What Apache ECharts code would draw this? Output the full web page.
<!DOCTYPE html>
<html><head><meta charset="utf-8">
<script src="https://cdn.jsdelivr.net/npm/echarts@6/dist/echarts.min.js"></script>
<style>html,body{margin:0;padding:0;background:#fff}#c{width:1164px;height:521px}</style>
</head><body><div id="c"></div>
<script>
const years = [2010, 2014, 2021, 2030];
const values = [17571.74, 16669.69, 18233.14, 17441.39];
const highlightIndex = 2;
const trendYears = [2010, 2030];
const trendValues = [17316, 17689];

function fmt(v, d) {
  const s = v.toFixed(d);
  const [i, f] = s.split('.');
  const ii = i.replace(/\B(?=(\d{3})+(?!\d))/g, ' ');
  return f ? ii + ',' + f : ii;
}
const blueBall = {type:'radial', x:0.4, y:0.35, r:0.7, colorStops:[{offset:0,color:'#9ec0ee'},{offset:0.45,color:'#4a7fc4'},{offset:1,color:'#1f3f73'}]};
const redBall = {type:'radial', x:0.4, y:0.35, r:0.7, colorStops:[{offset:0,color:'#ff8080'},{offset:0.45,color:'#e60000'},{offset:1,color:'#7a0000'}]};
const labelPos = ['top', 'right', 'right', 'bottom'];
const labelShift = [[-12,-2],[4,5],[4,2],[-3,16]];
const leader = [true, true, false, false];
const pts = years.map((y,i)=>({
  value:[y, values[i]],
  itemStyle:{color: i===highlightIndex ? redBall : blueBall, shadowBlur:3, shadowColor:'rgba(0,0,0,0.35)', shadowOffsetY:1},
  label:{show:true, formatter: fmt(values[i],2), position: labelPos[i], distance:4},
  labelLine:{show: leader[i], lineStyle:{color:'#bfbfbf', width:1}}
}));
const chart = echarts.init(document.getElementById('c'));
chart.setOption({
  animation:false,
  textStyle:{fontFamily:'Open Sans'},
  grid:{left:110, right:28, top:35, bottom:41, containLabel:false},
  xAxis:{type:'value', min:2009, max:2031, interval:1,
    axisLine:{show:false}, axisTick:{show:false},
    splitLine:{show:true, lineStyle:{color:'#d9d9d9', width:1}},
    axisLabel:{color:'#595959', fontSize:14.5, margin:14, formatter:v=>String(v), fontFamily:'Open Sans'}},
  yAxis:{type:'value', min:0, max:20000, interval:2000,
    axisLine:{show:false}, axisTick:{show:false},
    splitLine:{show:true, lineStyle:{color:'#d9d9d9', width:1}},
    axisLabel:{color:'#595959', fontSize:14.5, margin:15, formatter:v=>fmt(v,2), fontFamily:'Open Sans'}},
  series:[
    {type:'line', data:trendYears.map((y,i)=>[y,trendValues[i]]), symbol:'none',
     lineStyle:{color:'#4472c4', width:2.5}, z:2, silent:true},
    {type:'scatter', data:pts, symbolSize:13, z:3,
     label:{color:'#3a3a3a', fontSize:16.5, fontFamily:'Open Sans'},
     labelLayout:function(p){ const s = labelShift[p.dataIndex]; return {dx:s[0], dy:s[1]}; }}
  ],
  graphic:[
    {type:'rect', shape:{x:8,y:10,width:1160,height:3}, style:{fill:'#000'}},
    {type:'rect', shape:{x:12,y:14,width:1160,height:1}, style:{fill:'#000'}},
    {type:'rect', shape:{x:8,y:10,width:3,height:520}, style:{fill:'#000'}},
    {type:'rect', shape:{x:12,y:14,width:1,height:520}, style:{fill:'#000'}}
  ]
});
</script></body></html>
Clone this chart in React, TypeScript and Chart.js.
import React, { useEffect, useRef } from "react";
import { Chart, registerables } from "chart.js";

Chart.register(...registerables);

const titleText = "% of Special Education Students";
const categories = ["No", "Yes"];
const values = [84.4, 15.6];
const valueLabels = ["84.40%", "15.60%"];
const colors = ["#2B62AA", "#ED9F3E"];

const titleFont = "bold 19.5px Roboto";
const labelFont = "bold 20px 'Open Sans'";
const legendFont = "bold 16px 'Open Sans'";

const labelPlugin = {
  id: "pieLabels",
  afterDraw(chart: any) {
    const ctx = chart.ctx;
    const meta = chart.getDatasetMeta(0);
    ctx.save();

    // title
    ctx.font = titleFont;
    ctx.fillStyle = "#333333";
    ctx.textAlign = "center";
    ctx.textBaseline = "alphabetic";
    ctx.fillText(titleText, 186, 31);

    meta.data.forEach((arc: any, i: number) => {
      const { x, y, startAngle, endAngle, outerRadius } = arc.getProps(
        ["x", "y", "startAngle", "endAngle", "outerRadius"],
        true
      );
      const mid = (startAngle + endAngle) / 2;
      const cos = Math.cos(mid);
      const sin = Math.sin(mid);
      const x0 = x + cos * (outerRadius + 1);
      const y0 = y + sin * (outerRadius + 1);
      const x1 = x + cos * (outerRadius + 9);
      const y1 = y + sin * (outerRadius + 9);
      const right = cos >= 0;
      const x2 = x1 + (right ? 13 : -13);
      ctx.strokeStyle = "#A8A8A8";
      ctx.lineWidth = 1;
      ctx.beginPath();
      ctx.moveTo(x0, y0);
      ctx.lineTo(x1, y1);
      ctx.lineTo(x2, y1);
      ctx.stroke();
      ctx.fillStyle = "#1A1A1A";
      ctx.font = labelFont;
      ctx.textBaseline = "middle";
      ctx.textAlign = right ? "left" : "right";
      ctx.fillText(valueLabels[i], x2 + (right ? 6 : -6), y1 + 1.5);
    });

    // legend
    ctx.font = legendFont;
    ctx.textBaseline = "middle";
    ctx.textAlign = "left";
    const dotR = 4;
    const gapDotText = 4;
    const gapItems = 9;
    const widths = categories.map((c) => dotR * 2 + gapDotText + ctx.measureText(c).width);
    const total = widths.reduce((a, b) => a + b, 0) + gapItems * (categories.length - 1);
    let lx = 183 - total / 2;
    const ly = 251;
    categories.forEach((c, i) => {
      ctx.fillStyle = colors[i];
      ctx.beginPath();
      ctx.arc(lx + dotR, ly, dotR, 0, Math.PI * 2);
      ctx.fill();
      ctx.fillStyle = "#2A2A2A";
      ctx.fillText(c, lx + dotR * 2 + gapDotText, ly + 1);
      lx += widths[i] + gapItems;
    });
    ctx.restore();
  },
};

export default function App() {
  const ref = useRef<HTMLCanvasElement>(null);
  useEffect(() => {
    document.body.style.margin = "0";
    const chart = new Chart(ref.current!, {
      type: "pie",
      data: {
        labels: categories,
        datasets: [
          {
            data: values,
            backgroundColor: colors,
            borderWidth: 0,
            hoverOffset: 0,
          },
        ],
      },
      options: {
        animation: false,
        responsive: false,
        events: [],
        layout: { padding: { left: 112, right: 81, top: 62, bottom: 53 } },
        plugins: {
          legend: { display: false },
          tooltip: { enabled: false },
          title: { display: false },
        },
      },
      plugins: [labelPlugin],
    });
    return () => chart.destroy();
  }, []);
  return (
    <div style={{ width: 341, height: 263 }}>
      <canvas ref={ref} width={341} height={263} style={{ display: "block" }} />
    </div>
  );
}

Exercise: Among the records above, extract exactly the lines from the line with "Clone this chart" to the line with "ctx.fillText(titleText, 186, 31);", both lines included, and leave out the rest.

Result for this exercise:
Clone this chart in React, TypeScript and Chart.js.
import React, { useEffect, useRef } from "react";
import { Chart, registerables } from "chart.js";

Chart.register(...registerables);

const titleText = "% of Special Education Students";
const categories = ["No", "Yes"];
const values = [84.4, 15.6];
const valueLabels = ["84.40%", "15.60%"];
const colors = ["#2B62AA", "#ED9F3E"];

const titleFont = "bold 19.5px Roboto";
const labelFont = "bold 20px 'Open Sans'";
const legendFont = "bold 16px 'Open Sans'";

const labelPlugin = {
  id: "pieLabels",
  afterDraw(chart: any) {
    const ctx = chart.ctx;
    const meta = chart.getDatasetMeta(0);
    ctx.save();

    // title
    ctx.font = titleFont;
    ctx.fillStyle = "#333333";
    ctx.textAlign = "center";
    ctx.textBaseline = "alphabetic";
    ctx.fillText(titleText, 186, 31);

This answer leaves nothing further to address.